Rice’s interest in physical fitness programs in New York City public schools led to an interest in the schools as educational institutions. In 1888, he embarked on a career-altering journey to study psychology and pedagogy in Germany, a place known at the time as the center for such study. After his return to the United States, Rice examined the state of American education in a series of articles in the Forum in 1892 and 1893, criticizing U.S. education as unscientific and comparing it to instruction in the Middle Ages.
During a six-month trip from Boston to Minneapolis, Rice visited schools in thirty-six cities to document instructional methods, note general conditions of the schools, and investigate how schools were managed. Rice’s criteria for evaluating a school included the appearance of the room, attitude of the teachers toward children, manner of recitation, the busy-work given, the teacher’s pedagogical knowledge, attendance at school meetings, and efforts at intellectual self-improvement. Despite citing these complex variables, Rice made judgments about schools based mostly on how they used “new education” methods in place of antiquated mechanical methods, which amounted to the memorization of facts. “New education” focused on the learner, and whether interest, meaning, and understanding were being developed.

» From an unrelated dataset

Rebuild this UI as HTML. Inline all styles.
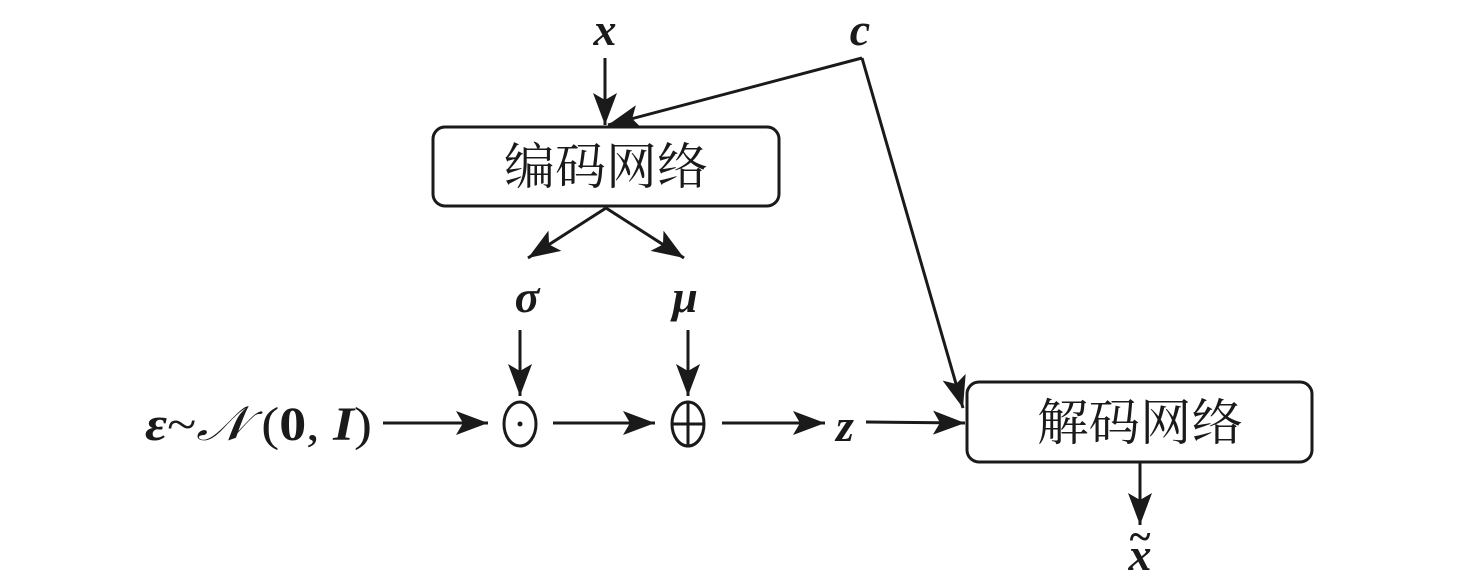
<!DOCTYPE html>
<html><head><meta charset="utf-8"><style>
html,body{margin:0;padding:0;background:#fff;width:1476px;height:585px;overflow:hidden}
svg text{fill:#1a1a1a}
.m{font-family:"Liberation Serif",serif;font-style:italic;font-weight:bold;font-size:46px}
.c{font-family:"Liberation Serif","Noto Serif CJK SC",serif;font-size:50px}
</style></head><body>
<svg width="1476" height="585" viewBox="0 0 1476 585">
<defs>
<marker id="a" markerWidth="34" markerHeight="24" refX="32" refY="12" orient="auto" markerUnits="userSpaceOnUse">
<path d="M0,0 L32,12 L0,24 L7,12 Z" fill="#1a1a1a"/>
</marker>
</defs>
<g stroke="#1a1a1a" stroke-width="3" fill="none">
<rect x="433" y="127" width="346" height="79" rx="12"/>
<rect x="967" y="382" width="345" height="80" rx="12"/>
<line x1="605" y1="58" x2="605" y2="125" marker-end="url(#a)"/>
<polyline points="862,58 963,408" marker-end="url(#a)"/>
<line x1="862" y1="58" x2="608" y2="125" marker-end="url(#a)"/>
<line x1="606" y1="208" x2="528" y2="258" marker-end="url(#a)"/>
<line x1="606" y1="208" x2="684" y2="258" marker-end="url(#a)"/>
<line x1="520" y1="330" x2="520" y2="396" marker-end="url(#a)"/>
<line x1="688" y1="330" x2="688" y2="396" marker-end="url(#a)"/>
<line x1="383" y1="423" x2="488" y2="423" marker-end="url(#a)"/>
<line x1="553" y1="423" x2="655" y2="423" marker-end="url(#a)"/>
<line x1="722" y1="423" x2="825" y2="423" marker-end="url(#a)"/>
<line x1="866" y1="422" x2="965" y2="423" marker-end="url(#a)"/>
<line x1="1140" y1="462" x2="1140" y2="525" marker-end="url(#a)"/>
<ellipse cx="520" cy="424" rx="16" ry="22"/>
<ellipse cx="688" cy="424" rx="16" ry="22"/>
<line x1="688" y1="402" x2="688" y2="446"/>
<line x1="672" y1="424" x2="704" y2="424"/>
</g>
<circle cx="520" cy="424" r="2.5" fill="#1a1a1a"/>
<text class="m" x="605" y="45" text-anchor="middle">x</text>
<text class="m" x="860" y="45" text-anchor="middle">c</text>
<text class="c" x="606" y="184" text-anchor="middle" textLength="204" lengthAdjust="spacingAndGlyphs">编码网络</text>
<text class="c" x="1140" y="440" text-anchor="middle" textLength="206" lengthAdjust="spacingAndGlyphs">解码网络</text>
<text class="m" x="527" y="312" text-anchor="middle">σ</text>
<text class="m" x="685" y="312" text-anchor="middle">μ</text>
<text class="m" x="845" y="441" text-anchor="middle">z</text>
<text x="145" y="440" textLength="227" lengthAdjust="spacingAndGlyphs" style="font-family:'Liberation Serif',serif;font-size:48px"><tspan font-style="italic" font-weight="bold">ε</tspan>~<tspan font-style="italic">𝒩</tspan> (<tspan font-weight="bold">0</tspan>, <tspan font-weight="bold" font-style="italic">I</tspan>)</text>
<text class="m" x="1140" y="570" text-anchor="middle">x</text>
<text x="1140" y="550" text-anchor="middle" style="font-family:'Liberation Serif',serif;font-size:40px;font-weight:bold">~</text>
</svg>
</body></html>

Rice’s report was highly critical, citing only four school systems, located in the Midwest, as approaching the educational ideal based on the German schools he had visited. This investigation, although rudimentary by today’s standards of educational measurement, is often considered a seminal part of the progressive or reform movement of the early 1900s because it brought the idea of reform to public consciousness, eventually leading to organization and action for this cause. Additionally, the prevailing educational theories and classroom methods of the 1800s that came under Rice’s scrutiny did little to enlighten an educational system dealing with increasing numbers of students enrolling in public schools, including many immigrants in urban settings.
Rice’s findings were published in what is often cited as the first widely read series of articles on American education. Although European educational pioneers such as Pestalozzi, Herbart, and Froebel had written about progressive education decades earlier, Rice’s work was essential to American society during a time of change in the schools’ role that emphasized the importance of education for a successful future. Educational historian Lawrence Cremin, in The Transformation of the School (1961), cites Rice as one of the fathers of progressive education.

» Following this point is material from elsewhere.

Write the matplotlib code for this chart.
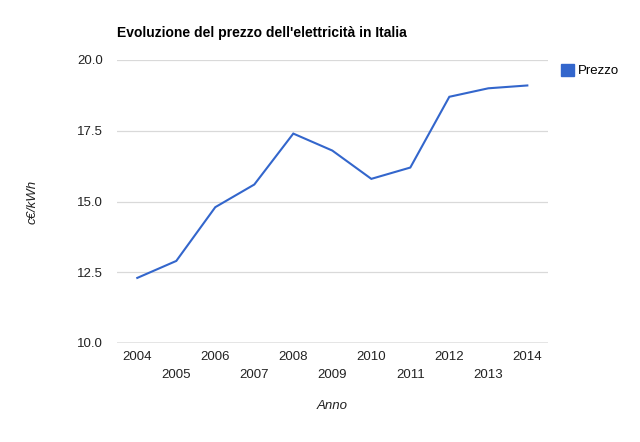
import matplotlib.pyplot as plt
from matplotlib.patches import Patch

years = [2004, 2005, 2006, 2007, 2008, 2009, 2010, 2011, 2012, 2013, 2014]
prezzo = [12.3, 12.9, 14.8, 15.6, 17.4, 16.8, 15.8, 16.2, 18.7, 19.0, 19.1]
y_ticks = [10.0, 12.5, 15.0, 17.5, 20.0]

plt.rcParams["font.family"] = ["Liberation Sans", "DejaVu Sans"]

fig = plt.figure(figsize=(6.4, 4.42), dpi=100)
ax = fig.add_axes([117 / 640, 99 / 442, 431 / 640, 283 / 442])

ax.plot(years, prezzo, color="#3366cc", linewidth=1.5, solid_joinstyle="miter")

ax.set_xlim(2003.48, 2014.53)
ax.set_ylim(10, 20)
ax.set_yticks(y_ticks)
ax.set_yticklabels([f"{v:.1f}" for v in y_ticks])
ax.set_xticks(years)
# alternate labels on two rows, like the original
ax.set_xticklabels([str(y) if i % 2 == 0 else "\n" + str(y) for i, y in enumerate(years)],
                   linespacing=1.6)

for v in y_ticks[1:]:
    ax.axhline(v, color="#d9d9d9", linewidth=0.9, zorder=0)
ax.axhline(10, color="#333333", linewidth=0.9, zorder=1)

for s in ax.spines.values():
    s.set_visible(False)
ax.tick_params(axis="both", length=0, labelsize=9.5, colors="#222222")
ax.tick_params(axis="y", pad=10)
ax.tick_params(axis="x", pad=6)

ax.set_xlabel("Anno", fontsize=9.5, style="italic", color="#222222", labelpad=14)
ax.set_ylabel("c€/kWh", fontsize=9.5, style="italic", color="#222222", labelpad=28)

fig.text(117 / 640, 1 - 33 / 442, "Evoluzione del prezzo dell'elettricità in Italia",
         fontsize=10, fontweight="bold", va="center", ha="left")

fig.legend(handles=[Patch(facecolor="#3366cc", edgecolor="#3366cc", label="Prezzo")],
           loc="upper left", bbox_to_anchor=(549 / 640, 1 - 52 / 442),
           frameon=False, fontsize=9.5, handlelength=1.0, handleheight=1.0,
           handletextpad=0.3)

fig.savefig("out.png", dpi=100)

Rice is also recognized as an originator of comparative methodology in educational research. His spelling investigation of thousands of children that began in 1895 is often considered the first full-scale comparative “experiment” ever done in schools and published. This research, described in Rice’s “The Futility of the Spelling Grind” (1897), is less memorable for its results than for its lasting impact in the world of educational measurement. The most commonly established conclusion from Rice’s data seems to be a lack of relationship between minutes per day devoted to drill in spelling and achievement in spelling.
Although Rice’s work has raised concerns with reliability, validity, and variability, his efforts to conduct widespread testing were pioneering in an era before modern statistical methodologies were available. Rice’s intuitive comments on the challenges of experimentation using school groups rather than random assignment and other insights on educational measurement came at a time when such an exercise was considered unnecessary or irrelevant. Even though Rice’s study laid the groundwork for research by Thorndike and Terman, it is clear from Rice’s later writings that he believed his mark on educational reform and measurement did not receive the recognition he felt it deserved in academic circles.
- Cremin, L. A. (1961). The transformation of the school. New York: Knopf.
- Rice, J. M. (1897). The futility of the spelling grind, I and II. Forum, 23, 163–172, 409–419.
- Stanley, J. C. (1966). Rice as a pioneer educational researcher. Journal of Educational Measurement, 3, 135–139.